Politicard, c’est aussi l’analyse du PS « officiel », celui qui siège dans la minorité et a voté contre le budget. Alexie Lorca, présidente du groupe socialiste, déplore l’attitude de Mouna Viprey et Manuel Martinez qui « ont posé des bombes juste avant de partir en vacances ». « Ils auraient dû venir et expliquer leurs désaccords », estime Alexie Lorca. Malgré la volonté affichée de Claude Bartolone de réintégrer les exclus dans le PS, les socialistes « labellisés » rechignent à siéger avec ces mauvais coucheurs.

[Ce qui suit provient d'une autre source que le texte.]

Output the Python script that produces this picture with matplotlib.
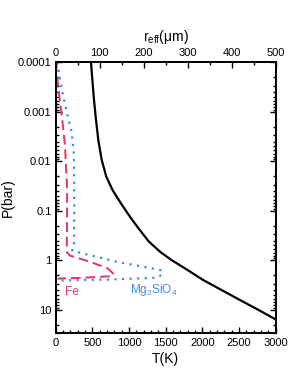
import matplotlib
matplotlib.use("Agg")
import matplotlib.pyplot as plt
from matplotlib.ticker import MultipleLocator, FixedLocator, LogLocator, NullFormatter

plt.rcParams["font.family"] = ["Liberation Sans", "DejaVu Sans"]
plt.rcParams["mathtext.fontset"] = "custom"
plt.rcParams["mathtext.rm"] = "Liberation Sans"
plt.rcParams["mathtext.it"] = "Liberation Sans:italic"

# temperature-pressure profile (bottom axis, K)
tp_pressure = [1e-4, 2.29e-4, 5.75e-4, 1.48e-3, 3.72e-3, 9.33e-3, 0.0204, 0.038,
               0.0708, 0.132, 0.224, 0.417, 0.676, 1.0, 1.51, 2.51, 3.72, 6.31,
               10.0, 15.5]
tp_temp = [481, 500, 522, 550, 581, 627, 690, 775,
           890, 1013, 1127, 1270, 1425, 1585, 1780, 2013, 2225, 2510,
           2763, 2995]

# effective particle radius (top axis, micron)
fe_pressure = [1e-4, 3.4e-4, 1.15e-3, 4.7e-3, 0.035, 0.3, 0.68, 0.80, 1.07,
               1.45, 1.9, 2.1, 2.25, 2.35]
fe_reff = [0, 6, 13.6, 21, 26, 25.5, 25, 32, 78, 118, 132, 124, 63, 4]

mg_pressure = [1e-4, 3.4e-4, 1e-3, 2.5e-3, 7.4e-3, 0.1, 0.54, 0.63, 0.73,
               1.07, 1.35, 1.6, 1.95, 2.25, 2.45, 2.55]
mg_reff = [3.6, 13.6, 25, 36, 41.6, 42, 41.6, 37, 63, 139, 200, 241, 241,
           230, 120, 6]

T_TICKS = [0, 500, 1000, 1500, 2000, 2500, 3000]
P_TICKS = [1e-4, 1e-3, 1e-2, 1e-1, 1, 10]
P_LABELS = ["0.0001", "0.001", "0.01", "0.1", "1", "10"]
R_TICKS = [0, 100, 200, 300, 400, 500]

FE_COLOR = "#e5336a"
MG_COLOR = "#3d8bf2"

fig = plt.figure(figsize=(2.98, 3.85), dpi=100)
ax = fig.add_axes([0.187, 0.134, 0.738, 0.704])

ax.plot(tp_temp, tp_pressure, color="black", lw=1.6)
ax.set_yscale("log")
ax.set_ylim(30, 1e-4)
ax.set_xlim(0, 3000)
ax.set_xticks(T_TICKS)
ax.xaxis.set_minor_locator(MultipleLocator(100))
ax.yaxis.set_major_locator(FixedLocator(P_TICKS))
ax.set_yticklabels(P_LABELS)
ax.yaxis.set_minor_locator(LogLocator(base=10, subs=range(2, 10)))
ax.yaxis.set_minor_formatter(NullFormatter())
ax.set_xlabel("T(K)", fontsize=10, labelpad=3)
ax.set_ylabel("P(bar)", fontsize=10)
ax.yaxis.set_label_coords(-0.185, 0.5)
ax.tick_params(which="both", direction="in", top=False, right=True,
               labelsize=8, width=1, pad=3)
ax.tick_params(which="major", length=4)
ax.tick_params(which="minor", length=2)

ax2 = ax.twiny()
ax2.plot(fe_reff, fe_pressure, color=FE_COLOR, lw=1.4,
         linestyle=(0, (5, 2.5)))
ax2.plot(mg_reff, mg_pressure, color=MG_COLOR, lw=1.6,
         linestyle=(0, (1, 2.4)))
ax2.set_xlim(0, 500)
ax2.set_xticks(R_TICKS)
ax2.xaxis.set_minor_locator(MultipleLocator(50))
ax2.set_xlabel(r"r$_{\rm eff}$(μm)", fontsize=10, labelpad=5)
ax2.tick_params(which="both", direction="in", labelsize=8, width=1, pad=3)
ax2.tick_params(which="major", length=4)
ax2.tick_params(which="minor", length=2)

for a in (ax, ax2):
    for s in a.spines.values():
        s.set_linewidth(1.3)

ax.text(0.042, 0.152, "Fe", transform=ax.transAxes, color=FE_COLOR,
        fontsize=8.5, va="center", ha="left")
ax.text(0.336, 0.16, r"Mg$_2$SiO$_4$", transform=ax.transAxes, color=MG_COLOR,
        fontsize=8.5, va="center", ha="left")

fig.savefig("out.png", dpi=100)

Et maintenant ? Que se passera-t-il au prochain conseil ? Dominique Attia, présidente du groupe communiste, s’interroge. « Font-ils toujours partie de la majorité ? Est-ce qu’ils vont venir ? Et où vont-ils s’asseoir ? » Clémentine Autain, la « parachutée » contre qui tonnait Brard en 2007 s’étonne de « pratiques politiques qui ne correspondent à rien sur le fond ». « Comme la gauche fait 80%, tout se passe comme s’il y avait un gâteau à se partager ».